Mas voltando à suposta carta, há no seu texto uma frase que me marcou por abarcar toda a ideia de dignidade e igualdade do ser humano que partilho; "não olharás de cima para nenhum homem se não for para o ajudar a erguer-se". É uma frase forte, fortíssima, perturbadora até.
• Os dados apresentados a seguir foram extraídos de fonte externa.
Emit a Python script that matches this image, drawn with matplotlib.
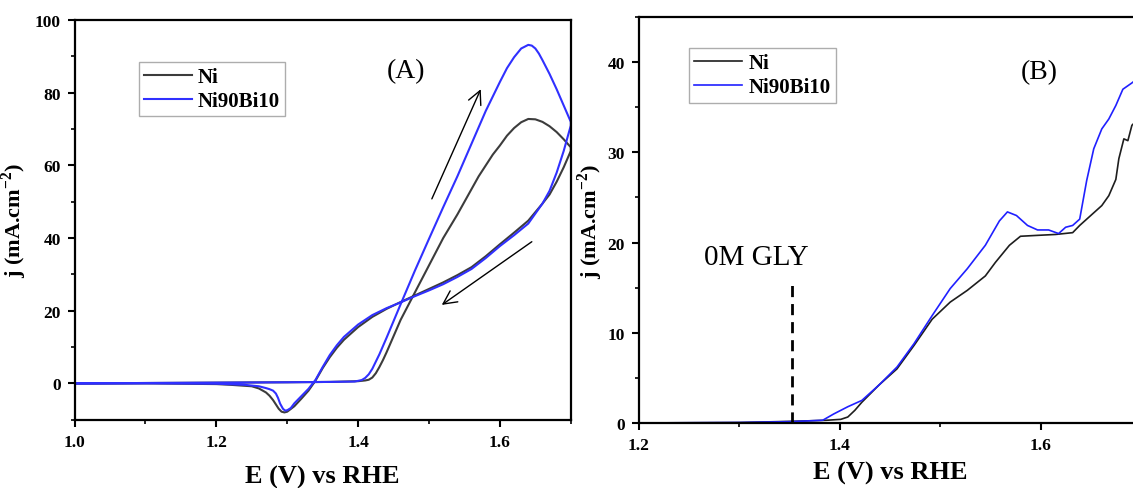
import numpy as np
import matplotlib
matplotlib.use("Agg")
import matplotlib.pyplot as plt
from matplotlib.ticker import MultipleLocator

plt.rcParams["font.family"] = ["Liberation Serif", "DejaVu Serif"]
plt.rcParams["mathtext.fontset"] = "custom"
plt.rcParams["mathtext.rm"] = "Liberation Serif"
plt.rcParams["mathtext.bf"] = "Liberation Serif:bold"

# ---- (A) cyclic voltammetry, forward and reverse scans ----
ni_fwd_E = [1.00, 1.10, 1.20, 1.30, 1.36, 1.40, 1.41, 1.415, 1.42, 1.425, 1.43, 1.435,
            1.44, 1.46, 1.48, 1.50, 1.52, 1.54, 1.55, 1.57, 1.59, 1.60, 1.61, 1.62,
            1.63, 1.64, 1.65, 1.66, 1.67, 1.68, 1.69, 1.70]
ni_fwd_j = [0.0, 0.1, 0.2, 0.3, 0.4, 0.6, 0.8, 1.0, 1.6, 2.8, 4.5, 6.4,
            8.5, 17.5, 25.0, 32.5, 40.0, 46.5, 50.0, 57.0, 63.0, 65.5, 68.2, 70.3,
            71.9, 72.8, 72.7, 72.0, 70.8, 69.2, 67.2, 65.0]
ni_rev_E = [1.70, 1.69, 1.68, 1.67, 1.66, 1.64, 1.62, 1.60, 1.58, 1.56, 1.54, 1.52,
            1.50, 1.48, 1.46, 1.44, 1.42, 1.40, 1.38, 1.37, 1.36, 1.35, 1.34, 1.33,
            1.32, 1.31, 1.30, 1.296, 1.292, 1.288, 1.284, 1.28, 1.275, 1.27, 1.26,
            1.25, 1.22, 1.20, 1.10, 1.00]
ni_rev_j = [64.0, 59.5, 55.5, 52.0, 49.5, 44.8, 41.5, 38.3, 35.0, 32.0, 29.8, 27.8,
            26.0, 24.2, 22.4, 20.5, 18.3, 15.5, 12.0, 9.8, 7.2, 4.2, 0.8, -2.0,
            -4.2, -6.3, -7.8, -8.0, -7.8, -7.0, -5.8, -4.6, -3.4, -2.5, -1.4,
            -0.8, -0.4, -0.2, 0.0, 0.0]

bi_fwd_E = [1.00, 1.10, 1.20, 1.30, 1.36, 1.395, 1.40, 1.405, 1.41, 1.415, 1.42, 1.43,
            1.44, 1.46, 1.48, 1.50, 1.52, 1.54, 1.56, 1.58, 1.60, 1.61, 1.62, 1.63,
            1.64, 1.645, 1.65, 1.655, 1.66, 1.67, 1.68, 1.69, 1.70]
bi_fwd_j = [0.0, 0.1, 0.2, 0.3, 0.4, 0.5, 0.7, 0.9, 1.5, 2.5, 4.0, 8.0,
            12.5, 21.8, 31.0, 39.8, 48.5, 57.0, 66.0, 75.0, 83.0, 86.8, 89.8, 92.2,
            93.2, 93.0, 92.2, 90.8, 89.0, 85.2, 81.0, 76.5, 72.0]
bi_rev_E = [1.70, 1.69, 1.68, 1.67, 1.66, 1.64, 1.62, 1.60, 1.58, 1.56, 1.54, 1.52,
            1.50, 1.48, 1.46, 1.44, 1.42, 1.40, 1.38, 1.37, 1.36, 1.35, 1.34, 1.33,
            1.32, 1.31, 1.305, 1.30, 1.297, 1.294, 1.29, 1.287, 1.284, 1.28, 1.275,
            1.27, 1.26, 1.24, 1.20, 1.10, 1.00]
bi_rev_j = [71.0, 64.0, 58.0, 53.0, 49.5, 44.0, 40.8, 37.8, 34.5, 31.5, 29.3, 27.3,
            25.6, 24.0, 22.3, 20.7, 18.8, 16.2, 12.8, 10.5, 7.8, 4.5, 1.0, -1.5,
            -3.5, -5.5, -6.8, -7.4, -7.5, -7.0, -5.6, -4.0, -2.8, -2.0, -1.6,
            -1.3, -0.8, -0.4, -0.1, 0.0, 0.0]

arrow_up = [(1.504, 50.8), (1.573, 81.0)]
arrow_down = [(1.645, 39.0), (1.518, 21.6)]

# ---- (B) linear sweep voltammetry ----
lsv_ni_E = [1.20, 1.30, 1.352, 1.387, 1.401, 1.408, 1.415, 1.422, 1.439, 1.457, 1.474,
            1.492, 1.510, 1.527, 1.545, 1.555, 1.569, 1.580, 1.597, 1.615, 1.632,
            1.639, 1.650, 1.661, 1.668, 1.675, 1.678, 1.683, 1.687, 1.691, 1.70]
lsv_ni_j = [0.0, 0.05, 0.18, 0.3, 0.4, 0.66, 1.4, 2.3, 4.2, 6.0, 8.6,
            11.5, 13.4, 14.7, 16.3, 17.8, 19.7, 20.7, 20.8, 20.9, 21.1,
            21.9, 23.0, 24.1, 25.2, 27.0, 29.3, 31.5, 31.3, 33.0, 34.0]
lsv_bi_E = [1.20, 1.30, 1.352, 1.383, 1.394, 1.408, 1.422, 1.439, 1.457, 1.474, 1.492,
            1.510, 1.527, 1.545, 1.559, 1.567, 1.576, 1.587, 1.597, 1.608, 1.618,
            1.625, 1.632, 1.639, 1.646, 1.653, 1.661, 1.668, 1.675, 1.682, 1.691, 1.70]
lsv_bi_j = [0.0, 0.05, 0.15, 0.3, 1.0, 1.8, 2.5, 4.2, 6.2, 8.8, 11.9,
            14.9, 17.1, 19.7, 22.4, 23.4, 23.0, 21.9, 21.4, 21.4, 21.0,
            21.7, 21.9, 22.6, 26.9, 30.4, 32.6, 33.7, 35.2, 37.0, 37.7, 38.5]

gly_E = 1.352
gly_top = 15.8

ni_color_a = "#3c3c3c"
bi_color_a = "#3030ff"
ni_color_b = "#1e1e1e"
bi_color_b = "#2020ff"

fig = plt.figure(figsize=(11.33, 4.89), dpi=100)
ax1 = fig.add_axes([0.0658, 0.1397, 0.438, 0.817])
ax2 = fig.add_axes([0.564, 0.133, 0.443, 0.830])


def style_axes(ax):
    for sp in ax.spines.values():
        sp.set_linewidth(1.6)
    ax.tick_params(which="major", direction="out", length=5, width=1.5,
                   top=False, right=False, pad=5)
    ax.tick_params(which="minor", direction="out", length=3, width=1.2,
                   top=False, right=False)
    for lab in ax.get_xticklabels() + ax.get_yticklabels():
        lab.set_fontweight("bold")
        lab.set_fontsize(12.5)


# panel A
ax1.plot(ni_fwd_E + ni_rev_E, ni_fwd_j + ni_rev_j, color=ni_color_a, lw=1.5, label="Ni")
ax1.plot(bi_fwd_E + bi_rev_E, bi_fwd_j + bi_rev_j, color=bi_color_a, lw=1.5, label="Ni90Bi10")
ax1.set_xlim(1.0, 1.7)
ax1.set_ylim(-10, 100)
ax1.set_xticks([1.0, 1.2, 1.4, 1.6])
ax1.xaxis.set_minor_locator(MultipleLocator(0.1))
ax1.set_yticks([0, 20, 40, 60, 80, 100])
ax1.yaxis.set_minor_locator(MultipleLocator(10))
style_axes(ax1)
ax1.set_xlabel("E (V) vs RHE", fontsize=19, fontweight="bold", labelpad=11)
ax1.set_ylabel(r"j (mA.cm$^{\mathbf{-2}}$)", fontsize=16, fontweight="bold", labelpad=4)
for (x0, y0), (x1, y1) in [arrow_up, arrow_down]:
    ax1.annotate("", xy=(x1, y1), xytext=(x0, y0),
                 arrowprops=dict(arrowstyle="->", color="black", lw=1.0,
                                 mutation_scale=24, shrinkA=0, shrinkB=0))
ax1.text(1.468, 86.1, "(A)", fontsize=20, ha="center", va="center")
leg1 = ax1.legend(loc="upper left", bbox_to_anchor=(0.129, 0.896), frameon=True,
                  fancybox=False, edgecolor="#999999", borderaxespad=0,
                  handlelength=2.3, handletextpad=0.3, borderpad=0.25,
                  labelspacing=0.2, prop=dict(weight="bold", size=15))
leg1.get_frame().set_linewidth(1.0)

# panel B
ax2.plot(lsv_ni_E, lsv_ni_j, color=ni_color_b, lw=1.2, label="Ni")
ax2.plot(lsv_bi_E, lsv_bi_j, color=bi_color_b, lw=1.2, label="Ni90Bi10")
ax2.plot([gly_E, gly_E], [0, gly_top], color="black", lw=2.0, ls=(0, (4, 2.5)))
ax2.text(1.317, 17.0, "0M GLY", fontsize=21, ha="center", va="bottom")
ax2.text(1.599, 39.0, "(B)", fontsize=20, ha="center", va="center")
ax2.set_xlim(1.2, 1.7)
ax2.set_ylim(0, 45)
ax2.set_xticks([1.2, 1.4, 1.6])
ax2.xaxis.set_minor_locator(MultipleLocator(0.1))
ax2.set_yticks([0, 10, 20, 30, 40])
ax2.yaxis.set_minor_locator(MultipleLocator(5))
style_axes(ax2)
ax2.set_xlabel("E (V) vs RHE", fontsize=19, fontweight="bold", labelpad=6)
ax2.set_ylabel(r"j (mA.cm$^{\mathbf{-2}}$)", fontsize=16, fontweight="bold", labelpad=2)
leg2 = ax2.legend(loc="upper left", bbox_to_anchor=(0.0996, 0.924), frameon=True,
                  fancybox=False, edgecolor="#999999", borderaxespad=0,
                  handlelength=2.3, handletextpad=0.3, borderpad=0.25,
                  labelspacing=0.2, prop=dict(weight="bold", size=15))
leg2.get_frame().set_linewidth(1.0)

fig.savefig("out.png", dpi=100)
Vem isto a propósito de não ter conseguido recorrer aos serviços de um engraxador de sapatos em mais de duas ou três ocasiões na vida. Nunca sei se devo fugir de um de cada vez que o vejo, ou se devo recorrer aos seus serviços. Dito de outra forma, apesar de saber que é um ofício tradicional em vias de desaparecer, sinto sempre imensa dificuldade em relacionar-me com o personagem, normalmente pessoa simpática e de trato agradável. E isso, por um lado, porque me perturba olhar de cima para uma pessoa que está ajoelhada a meus pés enquanto me limpa os sapatos, por outro, porque me parece que o preço que pago pelo serviço não lhe permitirá erguer-se e, no limite, nunca lhe permitirá recuperar a sua dignidade perdida momentaneamente, enquanto esteve ajoelhado.
Pode ser apenas problema meu, mas no que me toca, penso que já decidi que o ofício de engraxador de sapatos não sobreviverá com a minha ajuda.